Dataset extract:
.....

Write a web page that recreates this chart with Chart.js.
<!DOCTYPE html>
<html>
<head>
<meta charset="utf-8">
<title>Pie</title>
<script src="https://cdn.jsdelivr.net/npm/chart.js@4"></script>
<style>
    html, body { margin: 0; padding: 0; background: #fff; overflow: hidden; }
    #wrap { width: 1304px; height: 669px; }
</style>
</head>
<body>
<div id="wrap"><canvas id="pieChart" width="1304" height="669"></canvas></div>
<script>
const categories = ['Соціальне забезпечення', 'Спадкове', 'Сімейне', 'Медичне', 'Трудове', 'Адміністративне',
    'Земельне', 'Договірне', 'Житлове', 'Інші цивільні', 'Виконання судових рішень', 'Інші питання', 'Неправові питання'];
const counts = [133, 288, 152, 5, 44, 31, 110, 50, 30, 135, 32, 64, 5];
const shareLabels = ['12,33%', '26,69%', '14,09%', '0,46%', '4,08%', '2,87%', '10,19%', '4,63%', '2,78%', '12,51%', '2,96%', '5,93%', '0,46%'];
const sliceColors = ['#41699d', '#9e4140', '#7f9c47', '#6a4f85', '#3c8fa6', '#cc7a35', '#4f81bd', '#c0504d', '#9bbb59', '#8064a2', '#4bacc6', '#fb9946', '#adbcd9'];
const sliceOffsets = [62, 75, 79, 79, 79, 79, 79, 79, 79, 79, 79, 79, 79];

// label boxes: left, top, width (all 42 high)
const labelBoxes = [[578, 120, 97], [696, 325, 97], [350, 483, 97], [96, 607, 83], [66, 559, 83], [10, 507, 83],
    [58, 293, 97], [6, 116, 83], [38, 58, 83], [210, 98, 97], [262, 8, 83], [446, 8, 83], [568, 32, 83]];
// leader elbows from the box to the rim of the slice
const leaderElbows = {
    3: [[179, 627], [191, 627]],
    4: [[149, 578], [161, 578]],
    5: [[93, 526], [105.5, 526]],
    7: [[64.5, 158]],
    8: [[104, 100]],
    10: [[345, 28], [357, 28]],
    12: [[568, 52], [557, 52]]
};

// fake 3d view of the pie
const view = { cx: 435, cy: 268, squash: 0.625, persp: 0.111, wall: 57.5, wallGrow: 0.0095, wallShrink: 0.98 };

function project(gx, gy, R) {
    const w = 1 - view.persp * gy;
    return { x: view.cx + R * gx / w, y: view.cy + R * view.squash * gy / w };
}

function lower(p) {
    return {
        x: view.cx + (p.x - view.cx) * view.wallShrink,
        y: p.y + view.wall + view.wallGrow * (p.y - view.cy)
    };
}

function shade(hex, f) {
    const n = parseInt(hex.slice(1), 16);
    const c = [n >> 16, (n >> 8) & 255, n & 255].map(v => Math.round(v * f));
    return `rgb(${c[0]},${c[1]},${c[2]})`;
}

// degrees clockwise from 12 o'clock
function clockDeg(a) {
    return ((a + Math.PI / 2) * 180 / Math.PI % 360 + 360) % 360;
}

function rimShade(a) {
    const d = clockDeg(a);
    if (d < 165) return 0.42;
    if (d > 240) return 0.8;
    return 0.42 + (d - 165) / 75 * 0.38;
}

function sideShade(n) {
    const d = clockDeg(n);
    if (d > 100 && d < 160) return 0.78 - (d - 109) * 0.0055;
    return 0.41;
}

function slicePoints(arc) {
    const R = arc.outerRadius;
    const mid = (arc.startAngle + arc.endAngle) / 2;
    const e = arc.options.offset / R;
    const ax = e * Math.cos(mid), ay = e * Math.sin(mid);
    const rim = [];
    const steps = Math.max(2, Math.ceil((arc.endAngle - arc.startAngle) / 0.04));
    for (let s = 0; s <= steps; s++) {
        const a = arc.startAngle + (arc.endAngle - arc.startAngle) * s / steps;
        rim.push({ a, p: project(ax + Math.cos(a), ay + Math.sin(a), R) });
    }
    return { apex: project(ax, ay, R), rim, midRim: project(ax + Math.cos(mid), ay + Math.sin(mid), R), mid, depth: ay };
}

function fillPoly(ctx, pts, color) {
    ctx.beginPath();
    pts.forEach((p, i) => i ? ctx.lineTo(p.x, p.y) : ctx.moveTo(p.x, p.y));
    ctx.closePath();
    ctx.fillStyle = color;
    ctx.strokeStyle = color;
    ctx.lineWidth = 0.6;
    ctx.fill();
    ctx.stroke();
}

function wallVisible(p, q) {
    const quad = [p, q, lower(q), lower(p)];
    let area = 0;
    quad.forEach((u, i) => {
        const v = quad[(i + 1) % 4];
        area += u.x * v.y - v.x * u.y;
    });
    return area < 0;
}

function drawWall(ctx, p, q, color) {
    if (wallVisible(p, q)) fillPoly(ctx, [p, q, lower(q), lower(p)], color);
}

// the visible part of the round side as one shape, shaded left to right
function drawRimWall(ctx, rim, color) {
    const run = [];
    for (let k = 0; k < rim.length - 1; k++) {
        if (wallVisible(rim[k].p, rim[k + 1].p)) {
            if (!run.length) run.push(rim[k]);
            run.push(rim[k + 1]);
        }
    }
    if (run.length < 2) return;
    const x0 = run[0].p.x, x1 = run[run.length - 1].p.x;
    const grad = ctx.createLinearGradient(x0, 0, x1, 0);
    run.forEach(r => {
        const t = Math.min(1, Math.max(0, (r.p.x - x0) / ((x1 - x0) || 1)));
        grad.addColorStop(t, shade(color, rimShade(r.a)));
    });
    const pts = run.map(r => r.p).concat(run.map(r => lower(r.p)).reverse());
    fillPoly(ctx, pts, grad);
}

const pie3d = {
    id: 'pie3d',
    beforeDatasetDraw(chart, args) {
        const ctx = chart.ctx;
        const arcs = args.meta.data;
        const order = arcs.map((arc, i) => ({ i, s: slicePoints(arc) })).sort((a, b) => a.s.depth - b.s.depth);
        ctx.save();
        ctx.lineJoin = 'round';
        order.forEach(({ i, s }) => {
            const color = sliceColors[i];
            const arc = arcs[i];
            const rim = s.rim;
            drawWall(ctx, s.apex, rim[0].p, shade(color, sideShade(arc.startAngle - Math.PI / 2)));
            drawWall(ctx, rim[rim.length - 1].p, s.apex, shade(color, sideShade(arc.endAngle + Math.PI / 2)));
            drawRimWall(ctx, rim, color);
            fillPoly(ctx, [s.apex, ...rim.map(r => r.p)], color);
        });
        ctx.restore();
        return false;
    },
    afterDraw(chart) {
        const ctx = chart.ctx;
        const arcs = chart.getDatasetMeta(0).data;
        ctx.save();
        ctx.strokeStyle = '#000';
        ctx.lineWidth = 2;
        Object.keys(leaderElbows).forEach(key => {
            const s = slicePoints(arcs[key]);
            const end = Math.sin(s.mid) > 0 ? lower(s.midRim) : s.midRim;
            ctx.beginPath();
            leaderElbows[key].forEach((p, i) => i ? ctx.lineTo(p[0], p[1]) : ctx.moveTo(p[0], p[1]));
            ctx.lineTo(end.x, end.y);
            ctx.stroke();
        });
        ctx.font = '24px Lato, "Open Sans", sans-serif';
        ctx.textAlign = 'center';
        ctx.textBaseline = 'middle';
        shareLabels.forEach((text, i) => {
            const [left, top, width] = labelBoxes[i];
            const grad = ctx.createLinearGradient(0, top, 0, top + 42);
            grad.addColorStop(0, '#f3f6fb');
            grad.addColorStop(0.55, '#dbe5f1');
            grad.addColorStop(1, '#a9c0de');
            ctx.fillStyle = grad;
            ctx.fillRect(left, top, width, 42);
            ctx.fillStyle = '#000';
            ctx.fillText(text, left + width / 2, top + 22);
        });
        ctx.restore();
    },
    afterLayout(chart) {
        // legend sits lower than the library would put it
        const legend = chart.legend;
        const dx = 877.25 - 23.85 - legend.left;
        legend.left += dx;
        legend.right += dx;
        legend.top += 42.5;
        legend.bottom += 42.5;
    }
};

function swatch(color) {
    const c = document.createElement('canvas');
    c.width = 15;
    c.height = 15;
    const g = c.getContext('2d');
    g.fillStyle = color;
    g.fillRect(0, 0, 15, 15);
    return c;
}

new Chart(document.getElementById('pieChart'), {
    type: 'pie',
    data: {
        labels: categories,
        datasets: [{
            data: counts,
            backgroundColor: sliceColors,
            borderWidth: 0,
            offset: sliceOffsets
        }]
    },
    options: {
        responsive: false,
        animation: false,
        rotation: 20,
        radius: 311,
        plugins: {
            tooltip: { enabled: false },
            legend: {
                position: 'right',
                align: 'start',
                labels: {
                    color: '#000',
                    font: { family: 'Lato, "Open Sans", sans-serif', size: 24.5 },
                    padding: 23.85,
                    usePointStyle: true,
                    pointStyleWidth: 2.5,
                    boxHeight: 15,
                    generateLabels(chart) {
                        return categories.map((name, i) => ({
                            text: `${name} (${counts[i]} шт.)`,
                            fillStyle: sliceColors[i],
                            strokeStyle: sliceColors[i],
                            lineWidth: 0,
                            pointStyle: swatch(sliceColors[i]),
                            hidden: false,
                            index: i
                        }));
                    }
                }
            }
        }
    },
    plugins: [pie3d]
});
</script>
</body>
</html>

.....

Exercise goal:
Quote exactly the opening line of the material above and every line after it, up to and including the line that contains "79, 79, 79];".

Answer to this exercise:
Write a web page that recreates this chart with Chart.js.
<!DOCTYPE html>
<html>
<head>
<meta charset="utf-8">
<title>Pie</title>
<script src="https://cdn.jsdelivr.net/npm/chart.js@4"></script>
<style>
    html, body { margin: 0; padding: 0; background: #fff; overflow: hidden; }
    #wrap { width: 1304px; height: 669px; }
</style>
</head>
<body>
<div id="wrap"><canvas id="pieChart" width="1304" height="669"></canvas></div>
<script>
const categories = ['Соціальне забезпечення', 'Спадкове', 'Сімейне', 'Медичне', 'Трудове', 'Адміністративне',
    'Земельне', 'Договірне', 'Житлове', 'Інші цивільні', 'Виконання судових рішень', 'Інші питання', 'Неправові питання'];
const counts = [133, 288, 152, 5, 44, 31, 110, 50, 30, 135, 32, 64, 5];
const shareLabels = ['12,33%', '26,69%', '14,09%', '0,46%', '4,08%', '2,87%', '10,19%', '4,63%', '2,78%', '12,51%', '2,96%', '5,93%', '0,46%'];
const sliceColors = ['#41699d', '#9e4140', '#7f9c47', '#6a4f85', '#3c8fa6', '#cc7a35', '#4f81bd', '#c0504d', '#9bbb59', '#8064a2', '#4bacc6', '#fb9946', '#adbcd9'];
const sliceOffsets = [62, 75, 79, 79, 79, 79, 79, 79, 79, 79, 79, 79, 79];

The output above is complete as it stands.